En 1763, le traité de Paris donne Grenade aux Anglais. Le réquisitoire contre les erreurs du ministère de Louis XV devient en quelque sorte caduc, mais la seconde édition des Deux Indes le maintient, tandis que le Dictionnaire le supprime. Le temps n’était plus à dénoncer des «malheurs trop mérités», dans un ouvrage de référence porté par un mouvement de sursaut patriotique peut-être plus franchement affirmé en 1781 qu’en 1774. Si Grenade est passée aux mains des Anglais, demande le Dictionnaire, elle «vient de leur être enlevée par ces mêmes François qui avoient été forcés de la leur céder». Au même moment, la troisième édition des Deux Indes voit du reste l’avenir de l’île rendu incertain par un «nouvel orage» qui a frappé l’administration anglaise. Celui-ci, curieusement, résulte d’une politique de tolérance. L’Angleterre a voulu reconnaître aux colons catholiques les mêmes droits qu’aux colons protestants, Mais les premiers ont contesté l’accompagnement fiscal de la mesure. La métropole s’est braquée, scandalisée par la mise en cause du droit de propriété qu’elle détient sur les colonies, d’où un affrontement brutal, «des incendies effroyables» et «d’autres calamités». Vers 1780, l’Histoire des deux Indes ne voit pas encore l’île sortie des mains des Anglais. Mais le Dictionnaire croit pouvoir annoncer qu’elle leur est déjà enlevée.

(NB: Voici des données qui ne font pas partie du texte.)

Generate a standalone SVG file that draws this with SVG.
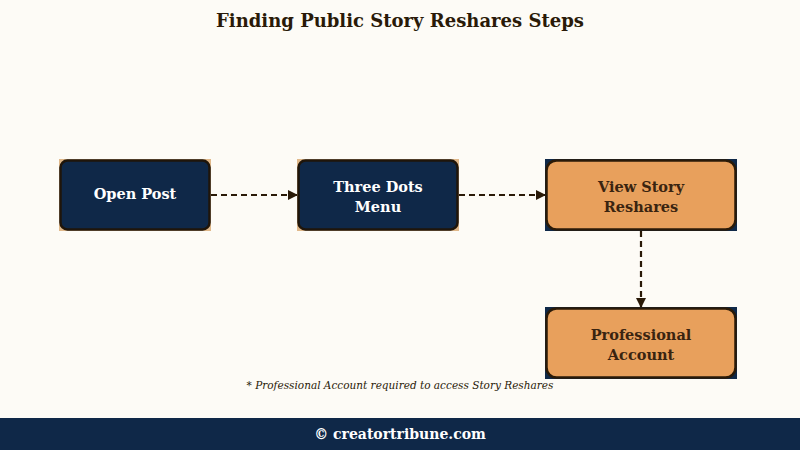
<svg xmlns="http://www.w3.org/2000/svg" width="800" height="450" viewBox="0 0 800 450">
<defs>
<style>
.bg{fill:#FDFBF6}
.title{font-family:"DejaVu Serif","Liberation Serif",serif;font-weight:bold;font-size:18px;fill:#2A1A08}
.navy-box{fill:#E0B88A}
.navy{fill:#0F2848;stroke:#1F150A;stroke-width:2.5}
.orange-box{fill:#0F2848}
.orange{fill:#E8A05C;stroke:#2A1A08;stroke-width:2.5}
.lt{font-family:"DejaVu Serif","Liberation Serif",serif;font-weight:bold;font-size:14.5px;fill:#FFFFFF;text-anchor:middle}
.dt{font-family:"DejaVu Serif","Liberation Serif",serif;font-weight:bold;font-size:14.5px;fill:#3A2410;text-anchor:middle}
.edge{stroke:#2A1A08;stroke-width:2.2;stroke-dasharray:6,4;fill:none}
.note{font-family:"DejaVu Serif","Liberation Serif",serif;font-style:italic;font-size:10.5px;fill:#2A1A08;text-anchor:middle}
.foot{font-family:"DejaVu Serif","Liberation Serif",serif;font-weight:bold;font-size:14px;fill:#FFFFFF;text-anchor:middle}
</style>
<marker id="ah" markerWidth="10" markerHeight="10" refX="9" refY="5" orient="auto" markerUnits="userSpaceOnUse">
<path d="M0,0 L10,5 L0,10 Z" fill="#2A1A08"/>
</marker>
</defs>
<rect class="bg" x="0" y="0" width="800" height="450"/>
<text class="title" x="400" y="27" text-anchor="middle">Finding Public Story Reshares Steps</text>

<g id="connectors">
<line class="edge" x1="211" y1="195" x2="297" y2="195" marker-end="url(#ah)"/>
<line class="edge" x1="459" y1="195" x2="545" y2="195" marker-end="url(#ah)"/>
<line class="edge" x1="641" y1="231" x2="641" y2="307" marker-end="url(#ah)"/>
</g>

<g id="open-post">
<rect class="navy-box" x="59" y="159" width="152" height="72"/>
<rect class="navy" x="60.5" y="160.5" width="149" height="69" rx="7"/>
<text class="lt" x="135" y="199">Open Post</text>
</g>

<g id="three-dots-menu">
<rect class="navy-box" x="297" y="159" width="162" height="72"/>
<rect class="navy" x="298.5" y="160.5" width="159" height="69" rx="7"/>
<text class="lt" x="378" y="192">Three Dots</text>
<text class="lt" x="378" y="212">Menu</text>
</g>

<g id="view-story-reshares">
<rect class="orange-box" x="545" y="159" width="192" height="72"/>
<rect class="orange" x="546.5" y="160.5" width="189" height="69" rx="10"/>
<text class="dt" x="641" y="192">View Story</text>
<text class="dt" x="641" y="212">Reshares</text>
</g>

<g id="professional-account">
<rect class="orange-box" x="545" y="307" width="192" height="72"/>
<rect class="orange" x="546.5" y="308.5" width="189" height="69" rx="10"/>
<text class="dt" x="641" y="340">Professional</text>
<text class="dt" x="641" y="360">Account</text>
</g>

<text class="note" x="400" y="389">* Professional Account required to access Story Reshares</text>

<rect x="0" y="418" width="800" height="32" fill="#0F2848"/>
<text class="foot" x="400" y="439">© creatortribune.com</text>
</svg>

Dans cette communication, on a voulu non seulement pointer un organe de diffusion peu connu des idées des Deux Indes, mais aussi esquisser la synergie des propositions politiques et critiques qui s’établit entre deux discours sur les colonies. Il y aurait encore à évoquer, dans le même sens, les relations dynamiques qu’entretiennent les différentes éditions des Deux Indes et la presse. On a essayé de le faire ailleurs, à propos de la Révolution américaine (2). Il y aurait à l’ébaucher ici à propos de l’appel à un Spartacus noir, tel que l’imaginent Diderot ou Doigny Du Ponceau. On verra de celui-ci le Discours d’un nègre à un Européen, que reproduit en 1775, avec modifications, une autre production liégeoise, l’Esprit des journaux, à l’inventaire duquel va s’attacher le Groupe d’étude du 18e siècle de l’Université de Liège.
NOTES
(1) Communication présentée le 12 juillet. 2007 lors du XIIe Congrès international des Lumières (Montpellier).
(2) «Raynal à Liège: censure, vulgarisation, révolutions», Studies on Voltaire 286, 1991, 205-33.